PMC · DOI: 10.1093/geroni/igaf122.433 · Innovation in Aging · 2025-12-31

## TL;DR

This study examines how discrimination and purpose in life are linked in older Black couples, finding that discrimination affects women's sense of purpose and that low education in a spouse can reduce one's own purpose.

## Contribution

The study introduces a novel focus on dyadic processes of discrimination and purpose in life among older Black couples.

## Key findings

- Individual-level discrimination was significantly associated with lower purpose in life only in women.
- A spouse's purpose undermined one's own purpose only when the spouse had low educational attainment.
- Findings suggest that shared psychosocial experiences in marriage may influence health outcomes in Black populations.

## Abstract

Marriage is among the most central and closest relationships in adulthood.
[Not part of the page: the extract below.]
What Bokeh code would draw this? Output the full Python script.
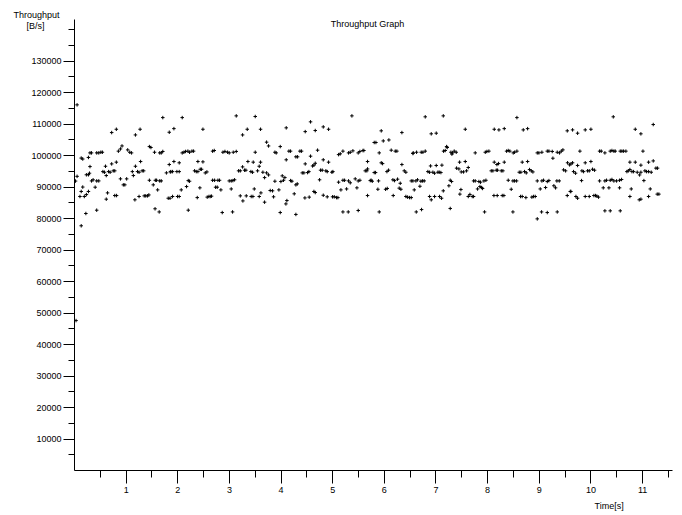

Psychosocial risks and resources are often shared, though dyadic processes in Black couples are underexplored. Given the interdependent nature of marriage, discrimination may jeopardize resilience resources, such as purpose in life, for the individual experiencing it and vicarious discrimination could affect their partner’s purpose as well. Moreover, diminished purpose in life may be “contagious” among older Black spouses, particularly those who lack structural protective factors such as educational attainment. We explore the dyadic associations between discrimination and purpose in life among 180 opposite-gender Black couples ages 50+ in the 2016-2020 waves of the Health and Retirement Study. We estimate the individual and dyadic associations between discrimination and purpose using longitudinal structural equation models, controlling for age, education, employment, and marital quality. We then included an interaction term [partner’s education x purpose] to the model. Results showed that individual-level discrimination was significantly associated with lower purpose only in women (b = -0.21, p<.01), and that vicarious discrimination was not associated with purpose. We found that a spouse’s purpose undermined one’s own purpose only when the spouse had low educational attainment. Findings provide preliminary evidence of interpersonal mechanisms that may hinder psychological well-being among Black couples. Shared psychosocial experiences in marriage may be tied to health in Black populations, for better or worse, and deserve more scholarly attention. Therefore, considering purpose as a shared, rather than individual, resource may lead to effective interventions aimed at supporting purpose to enhance well-being.